Three hours and three alarms later, it was my wife who was annoyed. So I cleverly, though half asleep, fixed the problem by extending the diameter to 75 feet. I changed the context of my decision point and my problem went away. We were fine until morning when it dawned on me (literally) that I might have misjudged the scope of the anchor chain, and that we really might have been dragging. My first indication would be the noise and violence of the hull breaking up on the nearby rocks as the salt water poured in, sealing our watery grave. It probably wouldn’t have been that bad, but the imagination does wonderful things sometimes.
It later occurred to me that we often make business decisions somewhat like this. Every decision has a context. The context may involve markets, competition, resources, management capacity, staff competence, the economy, share prices and so on. They provide a metaphorical anchorage, complete with rocks, shoals and open water. If we can simply redefine the context, by resetting the decision anchor alarm to a slightly larger diameter, the problem goes away. Just like mine did. But this may not be the best action to take in a reality-based community. Changing the context doesn’t make the rocks go away.
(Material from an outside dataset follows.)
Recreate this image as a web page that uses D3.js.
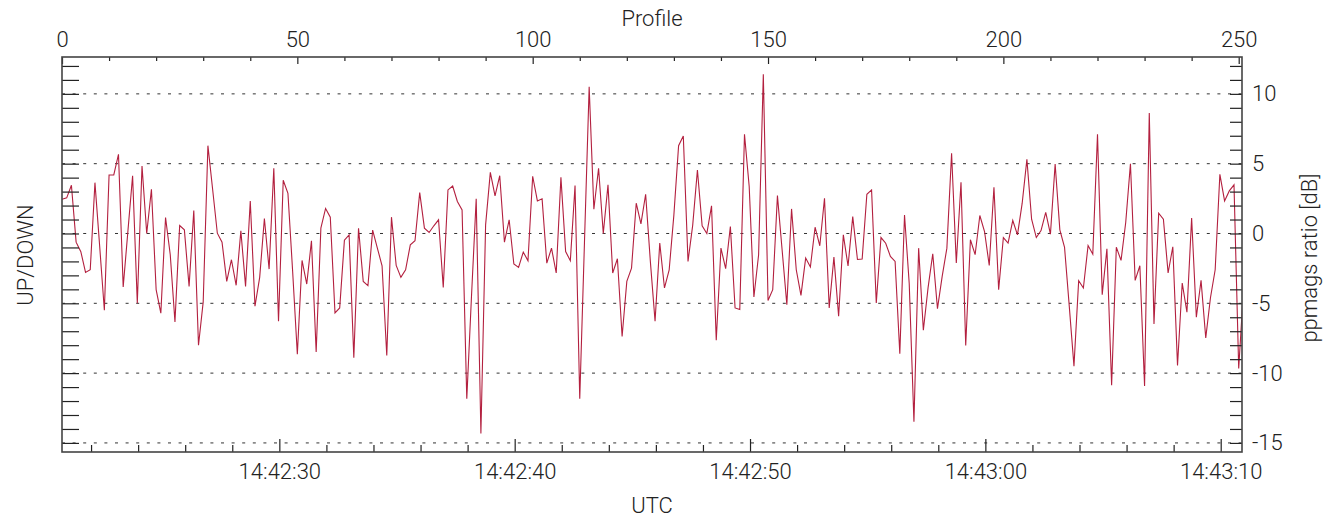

If the anchor is actually dragging you have a problem, whether you redefine the context or not.
Redefining the context to remove the problem is at least risky and may be dangerous. PR departments and CEOs use spin to accomplish this. Spin is really just redefining the problem to make the issue disappear. Impression management is a nicer word but tends in the same direction. Peter Drucker said, “you cannot manage a crisis – you can only survive it.” Decisions and crisis go hand in hand.
If danger really exists should we not make the anchor alarm diameter smaller? That seems more cautious, though we may not get much sleep as the alarm sounds every thirty minutes until the dawn breaks.
Have you ever made a management decision by redefining the context until the implications faded into the twilight? Or blamed your problem on a faulty or uncalibrated GPS, as the rocks drew near?
Remember… denial is not a river in Egypt.